BEGIN RECORDED INFORMATION

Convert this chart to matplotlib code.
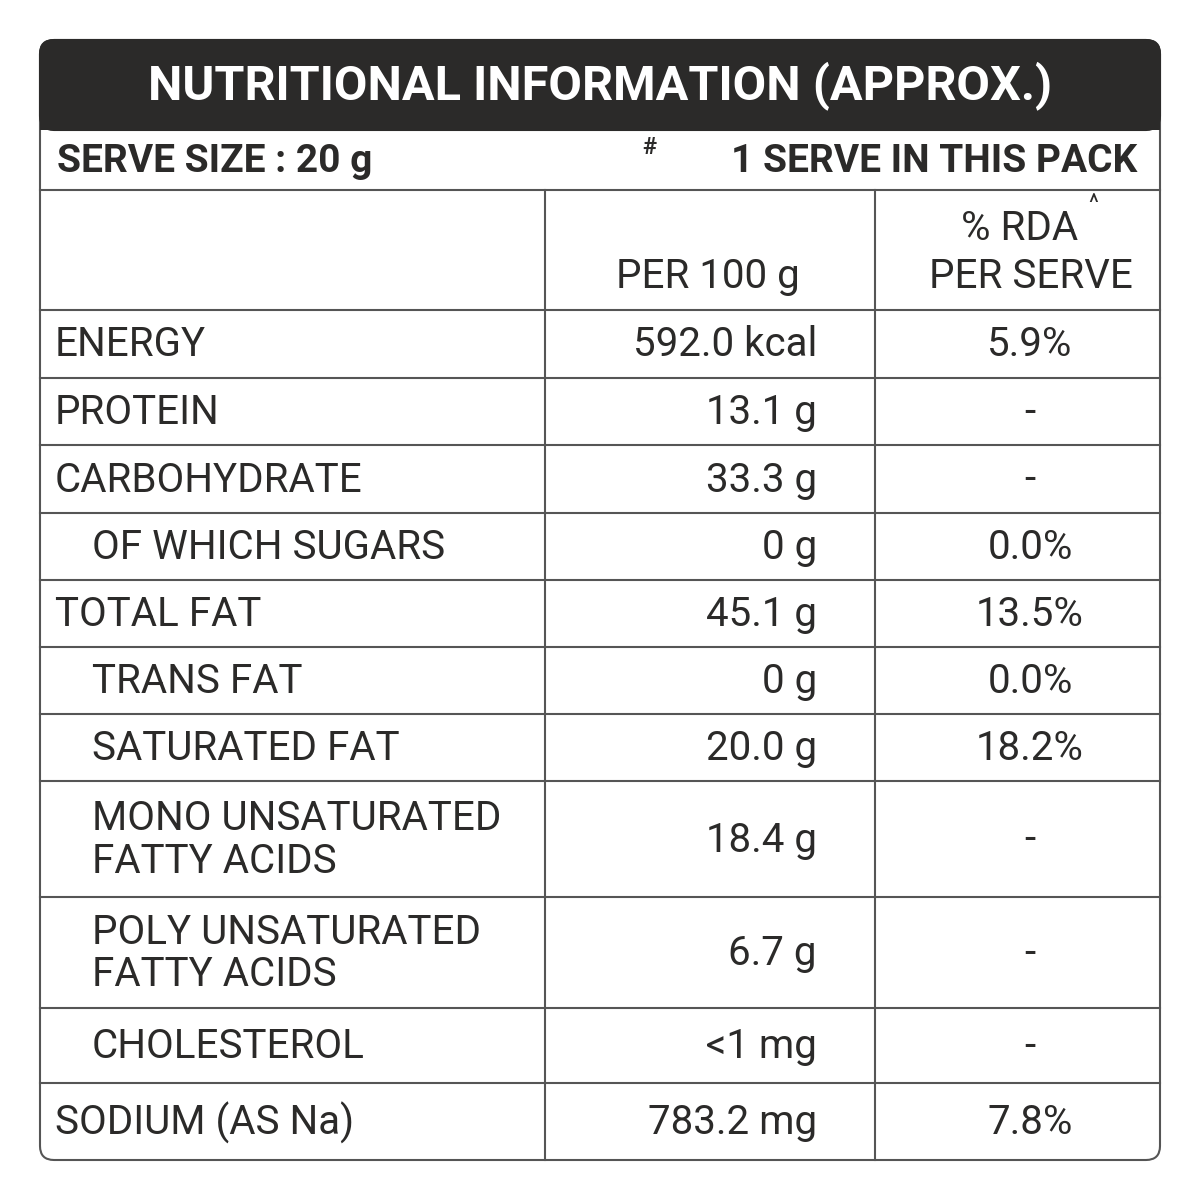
import matplotlib.pyplot as plt
from matplotlib.patches import FancyBboxPatch

plt.rcParams['font.family'] = ['Roboto', 'DejaVu Sans']

title = "NUTRITIONAL INFORMATION (APPROX.)"
serve_left = "SERVE SIZE : 20 g"
serve_right = "1 SERVE IN THIS PACK"
nutrients = ["ENERGY", "PROTEIN", "CARBOHYDRATE", "OF WHICH SUGARS", "TOTAL FAT",
             "TRANS FAT", "SATURATED FAT", "MONO UNSATURATED\nFATTY ACIDS",
             "POLY UNSATURATED\nFATTY ACIDS", "CHOLESTEROL", "SODIUM (AS Na)"]
indented = [False, False, False, True, False, True, True, True, True, True, False]
per100 = ["592.0 kcal", "13.1 g", "33.3 g", "0 g", "45.1 g", "0 g", "20.0 g",
          "18.4 g", "6.7 g", "<1 mg", "783.2 mg"]
rda = ["5.9%", "-", "-", "0.0%", "13.5%", "0.0%", "18.2%", "-", "-", "-", "7.8%"]

row_edges = [310, 378, 445, 513, 580, 647, 714, 781, 897, 1008, 1083, 1160]
dark = '#2b2a29'
line = '#555555'

fig = plt.figure(figsize=(12, 12), dpi=100)
ax = fig.add_axes([0, 0, 1, 1])
ax.set_xlim(0, 1200)
ax.set_ylim(1200, 0)
ax.axis('off')

# outer box and title band
ax.add_patch(FancyBboxPatch((40, 40), 1120, 1120, boxstyle="round,pad=0,rounding_size=14",
                            fc='white', ec=line, lw=1.5))
ax.add_patch(FancyBboxPatch((40, 40), 1120, 90, boxstyle="round,pad=0,rounding_size=14",
                            fc=dark, ec=dark, lw=1.5))
ax.add_patch(plt.Rectangle((40, 100), 1120, 30, fc=dark, ec='none'))
ax.text(600, 86, title, color='white', fontsize=35, fontweight='bold', ha='center', va='center')

ax.text(57, 162, serve_left, color=dark, fontsize=28, fontweight='bold', ha='left', va='center')
ax.text(1137, 162, serve_right, color=dark, fontsize=28, fontweight='bold', ha='right', va='center')
ax.text(642, 148, "#", color=dark, fontsize=17, fontweight='bold', ha='left', va='center')

# grid lines
ax.plot([40, 1160], [190, 190], color=line, lw=1.5)
for y in row_edges[:-1]:
    ax.plot([40, 1160], [y, y], color=line, lw=1.5)
for x in [545, 875]:
    ax.plot([x, x], [190, 1160], color=line, lw=1.5)

# column header
ax.text(708, 277, "PER 100 g", color=dark, fontsize=29, ha='center', va='center')
ax.text(1020, 229, "% RDA", color=dark, fontsize=29, ha='center', va='center')
ax.text(1093, 204, "^", color=dark, fontsize=17, ha='center', va='center')
ax.text(1031, 277, "PER SERVE", color=dark, fontsize=29, ha='center', va='center')

for i, name in enumerate(nutrients):
    yc = (row_edges[i] + row_edges[i + 1]) / 2 + 1
    x0 = 92 if indented[i] else 55
    ax.text(x0, yc, name, color=dark, fontsize=29, ha='left', va='center', linespacing=1.1)
    ax.text(817, yc, per100[i], color=dark, fontsize=29, ha='right', va='center')
    ax.text(1030, yc, rda[i], color=dark, fontsize=29, ha='center', va='center')

fig.savefig('out.png', dpi=100, facecolor='white')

END RECORDED INFORMATION

## TASK REQUIREMENTS
Reproduce every line of the material precisely, omitting its pictures.

## EXERCISE RESPONSE
Convert this chart to matplotlib code.
import matplotlib.pyplot as plt
from matplotlib.patches import FancyBboxPatch

plt.rcParams['font.family'] = ['Roboto', 'DejaVu Sans']

title = "NUTRITIONAL INFORMATION (APPROX.)"
serve_left = "SERVE SIZE : 20 g"
serve_right = "1 SERVE IN THIS PACK"
nutrients = ["ENERGY", "PROTEIN", "CARBOHYDRATE", "OF WHICH SUGARS", "TOTAL FAT",
             "TRANS FAT", "SATURATED FAT", "MONO UNSATURATED\nFATTY ACIDS",
             "POLY UNSATURATED\nFATTY ACIDS", "CHOLESTEROL", "SODIUM (AS Na)"]
indented = [False, False, False, True, False, True, True, True, True, True, False]
per100 = ["592.0 kcal", "13.1 g", "33.3 g", "0 g", "45.1 g", "0 g", "20.0 g",
          "18.4 g", "6.7 g", "<1 mg", "783.2 mg"]
rda = ["5.9%", "-", "-", "0.0%", "13.5%", "0.0%", "18.2%", "-", "-", "-", "7.8%"]

row_edges = [310, 378, 445, 513, 580, 647, 714, 781, 897, 1008, 1083, 1160]
dark = '#2b2a29'
line = '#555555'

fig = plt.figure(figsize=(12, 12), dpi=100)
ax = fig.add_axes([0, 0, 1, 1])
ax.set_xlim(0, 1200)
ax.set_ylim(1200, 0)
ax.axis('off')

# outer box and title band
ax.add_patch(FancyBboxPatch((40, 40), 1120, 1120, boxstyle="round,pad=0,rounding_size=14",
                            fc='white', ec=line, lw=1.5))
ax.add_patch(FancyBboxPatch((40, 40), 1120, 90, boxstyle="round,pad=0,rounding_size=14",
                            fc=dark, ec=dark, lw=1.5))
ax.add_patch(plt.Rectangle((40, 100), 1120, 30, fc=dark, ec='none'))
ax.text(600, 86, title, color='white', fontsize=35, fontweight='bold', ha='center', va='center')

ax.text(57, 162, serve_left, color=dark, fontsize=28, fontweight='bold', ha='left', va='center')
ax.text(1137, 162, serve_right, color=dark, fontsize=28, fontweight='bold', ha='right', va='center')
ax.text(642, 148, "#", color=dark, fontsize=17, fontweight='bold', ha='left', va='center')

# grid lines
ax.plot([40, 1160], [190, 190], color=line, lw=1.5)
for y in row_edges[:-1]:
    ax.plot([40, 1160], [y, y], color=line, lw=1.5)
for x in [545, 875]:
    ax.plot([x, x], [190, 1160], color=line, lw=1.5)

# column header
ax.text(708, 277, "PER 100 g", color=dark, fontsize=29, ha='center', va='center')
ax.text(1020, 229, "% RDA", color=dark, fontsize=29, ha='center', va='center')
ax.text(1093, 204, "^", color=dark, fontsize=17, ha='center', va='center')
ax.text(1031, 277, "PER SERVE", color=dark, fontsize=29, ha='center', va='center')

for i, name in enumerate(nutrients):
    yc = (row_edges[i] + row_edges[i + 1]) / 2 + 1
    x0 = 92 if indented[i] else 55
    ax.text(x0, yc, name, color=dark, fontsize=29, ha='left', va='center', linespacing=1.1)
    ax.text(817, yc, per100[i], color=dark, fontsize=29, ha='right', va='center')
    ax.text(1030, yc, rda[i], color=dark, fontsize=29, ha='center', va='center')

fig.savefig('out.png', dpi=100, facecolor='white')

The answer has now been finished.